Yesterday was the end of the three day Ravsak/Pardes Jewish Day School Leadership conference in Los Angeles which I attended. In fact, I actually stayed on a bit longer speaking with Ken Gordon of PEJE and JEDLAB fame engaging in a very thoughtful conversation about Jewish education, its present state, its future and ways to move the needle (the theme of the conference) in our schools and the field. I could not think of a better way to end the conference as it was the personification of my conference experience.
The conversation was an engaging dialogue of innovative ideas, challenges, diverse thoughts and mutual respect for each others commitment to Jewish education. This continued even when what is true about Jewish education and life for each other was different. This is what the conference was all about for me, and Ken, abstractly and in reality, was actually a thread that ran through most of my experience there.
Ken and I developed the “W” at the Design Thinking deep-dive facilitated by Upstart Bay Area.

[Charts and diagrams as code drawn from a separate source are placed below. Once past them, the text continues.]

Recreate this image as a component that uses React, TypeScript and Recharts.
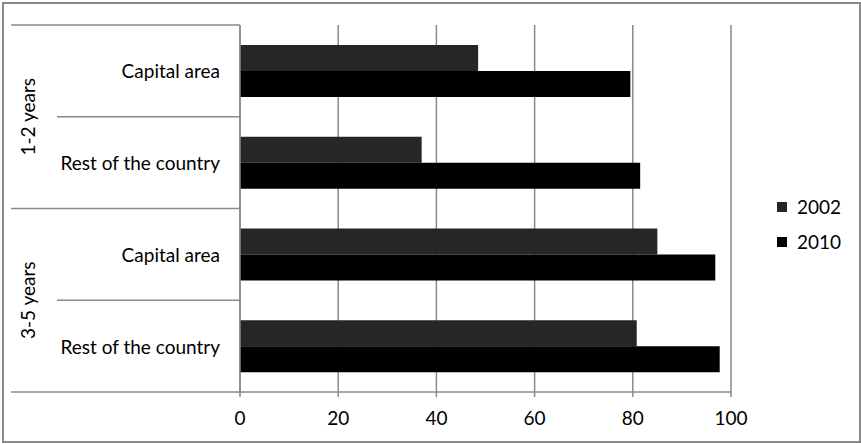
import React from "react";
import { Bar, BarChart, CartesianGrid, Legend, XAxis, YAxis } from "recharts";

const categories = ["Capital area", "Rest of the country", "Capital area", "Rest of the country"];
const groups = ["1-2 years", "1-2 years", "3-5 years", "3-5 years"];
const values2002 = [48.5, 37, 85, 80.8];
const values2010 = [79.5, 81.5, 96.8, 97.7];
const xTicks = [0, 20, 40, 60, 80, 100];
const seriesNames = ["2002", "2010"];

const W = 861;
const H = 444;
const MARGIN = { top: 25, right: 130, bottom: 12, left: 0 };
const Y_AXIS_W = 240;
const X_AXIS_H = 40;
const BAND = (H - MARGIN.top - MARGIN.bottom - X_AXIS_H) / categories.length;

const FONT = "Lato, 'Open Sans', sans-serif";
const FONT_SIZE = 19;
const LINE = "#8a8a8a";
const C2002 = "#262626";
const C2010 = "#000000";

const data = categories.map((c, i) => ({
  key: `${groups[i]}|${c}`,
  v2002: values2002[i],
  v2010: values2010[i],
}));

function CategoryTick(props: any) {
  const { y, index } = props;
  const half = BAND / 2;
  const axisX = MARGIN.left + Y_AXIS_W;
  const first = index === 0 || groups[index - 1] !== groups[index];
  const last = index === categories.length - 1;
  const groupCount = groups.filter((g) => g === groups[index]).length;
  const groupCenter = y - half + (BAND * groupCount) / 2;
  return (
    <g>
      <text
        x={axisX - 20}
        y={y}
        textAnchor="end"
        dominantBaseline="central"
        fontFamily={FONT}
        fontSize={FONT_SIZE}
        fill="#000"
      >
        {categories[index]}
      </text>
      <line x1={first ? 11 : 57} x2={axisX} y1={y - half} y2={y - half} stroke={LINE} strokeWidth={1.5} />
      {last && <line x1={11} x2={axisX} y1={y + half} y2={y + half} stroke={LINE} strokeWidth={1.5} />}
      {first && (
        <text
          x={27}
          y={groupCenter}
          transform={`rotate(-90 27 ${groupCenter})`}
          textAnchor="middle"
          dominantBaseline="central"
          fontFamily={FONT}
          fontSize={FONT_SIZE}
          fill="#000"
        >
          {groups[index]}
        </text>
      )}
    </g>
  );
}

function LegendBox() {
  const colors = [C2002, C2010];
  return (
    <div style={{ fontFamily: FONT, fontSize: FONT_SIZE, color: "#000" }}>
      {seriesNames.map((name, i) => (
        <div key={name} style={{ display: "flex", alignItems: "center", height: 35 }}>
          <span style={{ width: 10, height: 10, background: colors[i], marginRight: 10 }} />
          <span>{name}</span>
        </div>
      ))}
    </div>
  );
}

export default function App() {
  return (
    <div style={{ position: "absolute", left: 0, top: 0, width: W, height: H, background: "#fff" }}>
      <BarChart
        width={W}
        height={H}
        data={data}
        layout="vertical"
        margin={MARGIN}
        barSize={26}
        barGap={0}
      >
        <CartesianGrid horizontal={false} stroke={LINE} strokeWidth={1.5} />
        <XAxis
          type="number"
          domain={[0, 100]}
          ticks={xTicks}
          height={X_AXIS_H}
          axisLine={{ stroke: LINE, strokeWidth: 1.5 }}
          tickLine={{ stroke: LINE, strokeWidth: 1.5 }}
          tickSize={5}
          tickMargin={15}
          tick={{ fontFamily: FONT, fontSize: FONT_SIZE, fill: "#000" }}
        />
        <YAxis
          type="category"
          dataKey="key"
          width={Y_AXIS_W}
          axisLine={{ stroke: LINE, strokeWidth: 1.5 }}
          tickLine={false}
          tick={<CategoryTick />}
          interval={0}
        />
        <Legend
          layout="vertical"
          align="center"
          verticalAlign="middle"
          content={<LegendBox />}
          wrapperStyle={{ left: 777, top: 189, width: 80 }}
        />
        <Bar dataKey="v2002" name="2002" fill={C2002} isAnimationActive={false} />
        <Bar dataKey="v2010" name="2010" fill={C2010} isAnimationActive={false} />
      </BarChart>
      <div
        style={{
          position: "absolute",
          left: 2,
          top: 2,
          width: W - 6,
          height: H - 7,
          border: `2px solid ${LINE}`,
          pointerEvents: "none",
        }}
      />
    </div>
  );
}
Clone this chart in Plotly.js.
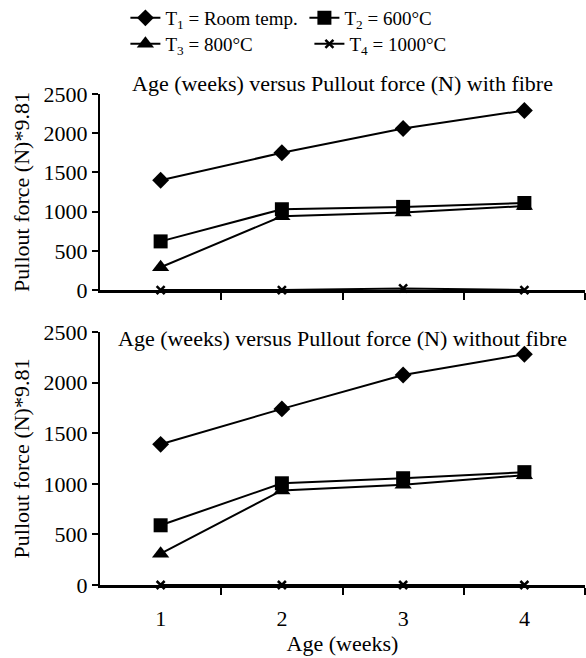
<!DOCTYPE html>
<html>
<head>
<meta charset="utf-8">
<script src="https://cdn.plot.ly/plotly-3.0.1.min.js"></script>
<style>html,body{margin:0;padding:0;background:#fff;}#chart{width:586px;height:658px;}</style>
</head>
<body>
<div id="chart"></div>
<script>
const weeks = [1, 2, 3, 4];
const seriesNames = ["T<sub>1</sub> = Room temp.", "T<sub>2</sub> = 600°C", "T<sub>3</sub> = 800°C", "T<sub>4</sub> = 1000°C"];
const withFibreT1 = [1400, 1750, 2060, 2290];
const withFibreT2 = [620, 1030, 1060, 1110];
const withFibreT3 = [290, 940, 990, 1070];
const withFibreT4 = [0, 0, 20, 0];
const withoutFibreT1 = [1390, 1740, 2075, 2280];
const withoutFibreT2 = [590, 1005, 1055, 1115];
const withoutFibreT3 = [310, 935, 990, 1085];
const withoutFibreT4 = [0, 0, 0, 0];
const titleTop = "Age (weeks) versus Pullout force (N) with fibre";
const titleBottom = "Age (weeks) versus Pullout force (N) without fibre";
const yTitle = "Pullout force (N)*9.81";
const xTitle = "Age (weeks)";

const FONT = "Liberation Serif";
const markers = [
  {symbol: "diamond", size: 13, color: "#000"},
  {symbol: "square", size: 14, color: "#000"},
  {symbol: "triangle-up", size: 15, color: "#000"},
  {symbol: "x-thin", size: 8, color: "#000", line: {color: "#000", width: 2.5}}
];
const legendFor = ["legend", "legend", "legend2", "legend2"];

function mk(idx, ys, xa, ya, show) {
  return {
    x: weeks, y: ys, xaxis: xa, yaxis: ya, type: "scatter", mode: "lines+markers",
    name: seriesNames[idx], legend: legendFor[idx], showlegend: show,
    line: {color: "#000", width: 2}, marker: markers[idx], cliponaxis: false
  };
}
const topSets = [withFibreT1, withFibreT2, withFibreT3, withFibreT4];
const botSets = [withoutFibreT1, withoutFibreT2, withoutFibreT3, withoutFibreT4];
const traces = [];
for (let i = 3; i >= 0; i--) traces.push(mk(i, topSets[i], "x", "y", true));
for (let i = 3; i >= 0; i--) traces.push(mk(i, botSets[i], "x2", "y2", false));

const yBase = {
  range: [0, 2500], tickvals: [0, 500, 1000, 1500, 2000, 2500],
  ticks: "outside", ticklen: 6, tickwidth: 2, tickcolor: "#000",
  showline: true, linecolor: "#000", linewidth: 2, showgrid: false, zeroline: false,
  tickfont: {family: FONT, size: 22, color: "#000"},
  title: {text: yTitle, font: {family: FONT, size: 22, color: "#000"}, standoff: 8}
};
const xBase = {
  range: [0.5, 4.5], tickvals: weeks, ticks: "", showgrid: false, zeroline: false,
  showline: true, linecolor: "#000", linewidth: 3,
  minor: {tickvals: [1.5, 2.5, 3.5, 4.5], ticks: "outside", ticklen: 7, tickwidth: 2, tickcolor: "#000", showgrid: false},
  tickfont: {family: FONT, size: 22, color: "#000"}
};

const layout = {
  width: 586, height: 658,
  margin: {l: 100, r: 1, t: 94, b: 73},
  paper_bgcolor: "#fff", plot_bgcolor: "#fff",
  font: {family: FONT, size: 22, color: "#000"},
  xaxis: Object.assign({}, xBase, {anchor: "y", showticklabels: false}),
  yaxis: Object.assign({}, yBase, {domain: [0.6008, 1], anchor: "x"}),
  xaxis2: Object.assign({}, xBase, {anchor: "y2", showticklabels: true, ticklabelstandoff: 12,
    title: {text: xTitle, font: {family: FONT, size: 22, color: "#000"}, standoff: 2}}),
  yaxis2: Object.assign({}, yBase, {domain: [0, 0.5153], anchor: "x2"}),
  legend: {orientation: "h", xref: "container", yref: "container", x: 0.214, y: 1 - 18/658,
    xanchor: "left", yanchor: "middle", traceorder: "reversed", entrywidth: 134, entrywidthmode: "pixels",
    font: {family: FONT, size: 19, color: "#000"}, bgcolor: "rgba(0,0,0,0)", borderwidth: 0},
  legend2: {orientation: "h", xref: "container", yref: "container", x: 0.214, y: 1 - 44/658,
    xanchor: "left", yanchor: "middle", traceorder: "reversed", entrywidth: 139, entrywidthmode: "pixels",
    font: {family: FONT, size: 19, color: "#000"}, bgcolor: "rgba(0,0,0,0)", borderwidth: 0},
  annotations: [
    {text: titleTop, xref: "paper", yref: "paper", x: 0.5, y: 1.0224, xanchor: "center", yanchor: "middle",
     showarrow: false, font: {family: FONT, size: 22, color: "#000"}},
    {text: titleBottom, xref: "paper", yref: "paper", x: 0.5, y: 0.503, xanchor: "center", yanchor: "middle",
     showarrow: false, font: {family: FONT, size: 22, color: "#000"}}
  ],
  showlegend: true
};
Plotly.newPlot("chart", traces, layout, {displayModeBar: false, staticPlot: true});
</script>
</body>
</html>
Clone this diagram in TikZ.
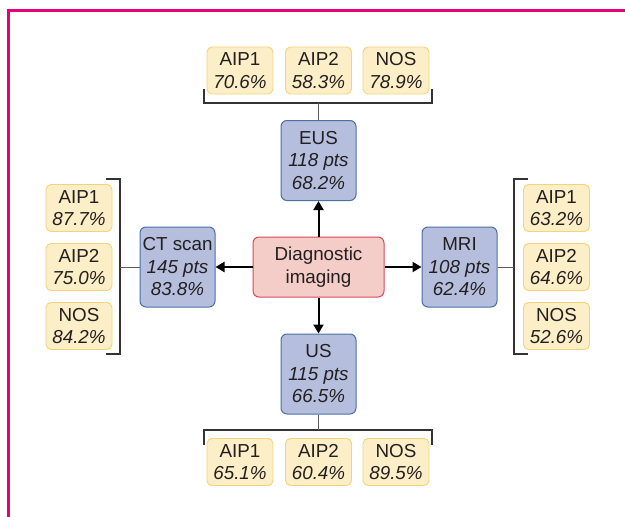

It was a joint venture to solve the issue of the wallet which we both wish we did not have to lug around. It is a smart watch with an OS app that holds all your credit credit numbers, your id, a scanner for documents you may want to hold in your wallet and the ability to be scanned by the various scanners we encounter in life. It may not look like much now, but KickStarter here we come! However, regardless of whether we make millions off the “W” we learned to expand our thinking and increase our mental flexibility through the framework of design thinking, which was worth more than millions for the work that we do.
Ken also was responsible for destroying my tower of bottle caps you see below that I created in a session on the importance of play.
This session was one I did not connect well with despite the value I place on play in the classroom and workplace. The focus was a bit too open-ended for me and, while I see the value in opened-ended play in, for example, formal settings like therapy to aid in expression for young trauma victims, I needed more of an educational framework and goal for this session. Yet, there were those that really connected to it and, ultimately, that is what mattered. The conference had sessions, activities and deep-dives for a diverse and eclectic groups of Jewish educators.
Jewish day schools, like the Jewish people, are a beautiful tapestry made up of different colored, sized and shaped threads. Having a gathering of Jewish educators which does not offer different learning opportunities, approaches, challenges to assumptions and various ways to incubate new ideas would truly be a wasted opportunity. This conference certainly did not waste what was afforded to them. From sessions on design thinking, the Maker Movement, importance of play, changing culture, retaining teachers, Jewish framework for innovation and empathy for staff going through a change process the conference hit the mark and those were just the sessions I attended. There was a wide breath of other ones to ensure every aspect of a school, from the teachers to the board, was impacted and challenged to expand their thinking.
I suppose if pressed to suggest one thing that I wish was different at the conference was that it truly was as diverse in attendance as it was in amazing content. Since I began working for the YU School Partnership a few years back, I have attended the North American Jewish Day School Conference which is a partnership between the YU School Partnership, RAVSAK, Schechter Network, PARDES and PEJE. This year RAVSAK/PARDES put on this amazing conference and the YU School Partnership/Schechter Network will be putting on iJED on March 2nd which ,from everything I see, will also be amazing. However, what this conference lacked, as will certainly iJED, is the full fabric of the Jewish Day School tapestry.
There are many things that all Jewish Day Schools contend with regardless of denomination or non-denomination, and at the same time there are differences we can learn from that help us challenge the status quo in our own schools. As Dr. Rob Evans said at the Monday morning keynote, “I do not see in schools enough constructive disagreement in the service of growth.” I want to see more of that in our schools and think we need more of that at our conferences. We are a better Jewish Day School system together just as we are a better Jewish people together.
For these reasons, I am excited that next year, March 8-10th, 2015 in Philadelphia, we will once again have one conference. However, this year I wish we were living as we preach by sharing and saving Jewish community dollars, sharing and cultivating ideas for the greater whole, promoting Jewish educational diversity and celebrating Jewish educators together as a field. Until then, I thank RAVSAK/PARDES for a wonderful conference, wish the YU School Partnership/Schechter Network hatzlacha in March and can’t wait till we reconvene in 2015 in what I felt was the ideal way to celebrate Jewish education; together.